Among the Chance and Community Chest cards would be ones like "Facebook just dialed up your newsfeed story frequency coefficient, collect $100,000 in traffic bounty from all the other players"​ or "Google just stole one of your best developers by offering twice the pay, better benefits, and cushier hours, sit out two turns".

Why does copyright continue to exist?

Or, as Tim Parks asks in the New York Review of Books, does copyright matter?​ A good overview of the history of copyright, and some of its implications. Of particular interest is speculation on what would happen if copyright didn't exist.

One sees here the difference from the music industry: unable to police their copyright on CDs, musicians nevertheless go on writing songs and can enjoy the feedback and hopefully some income from performing them to an appreciative public; if the songs happen to catch on through the internet then the musicians can enjoy notoriety and expect bigger concerts, if not a huge income from selling albums. But there is no such performative context for the prose thriller, or even the great American novel. Without the prospect of money, the author would have to think very hard what it is he really wants to write and how he plans to engage with an eventual community of readers whose appreciation, if not cash, must suffice to give him the gratification and encouragement he seeks. In short, you wouldn’t launch blindly into a major novel, as so many young writers do, simply because novels are the form that command attention and promise an income.

There is no real performative context for television and movies, either. Leave aside the heated and emotional debate about piracy and how we should value the arts. Parks concludes that copyright exists because we enjoy long-form fiction, and so copyright continues to be pushed down the road to shelter that art form.

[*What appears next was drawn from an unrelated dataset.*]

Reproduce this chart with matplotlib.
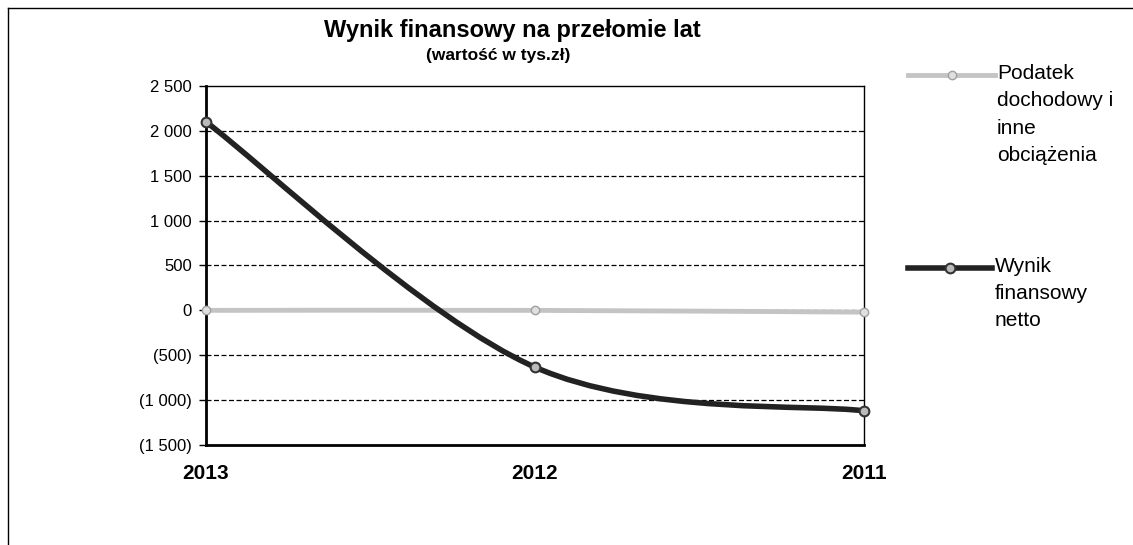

Copyright, we see, is not essentially driven by notions of justice or theories of ownership, but by a certain culture’s attachment to a certain literary form. If people only read poetry, which you can never stop poets producing even when you pay them nothing at all, then the law of copyright would disappear in a trice.

​So by continuing to buy novels, we continue to extend the life of copyright. How does that loop work, exactly?

Does the same mechanism fuel the continued existence of the broken patent system in technology? Are we, as consumers of lots of patented technologies, complicit? Is our spending funding, indirectly, a powerful lobby? That may be an unintended side effect of our economic and political systems, that the collective well being of society as a whole is undermined by the concentrated will of special interests who, perversely, are funded by the purchase choices of the same people who will be hurt the most. Patent law could just be a glitch in the tech industry's economic matrix.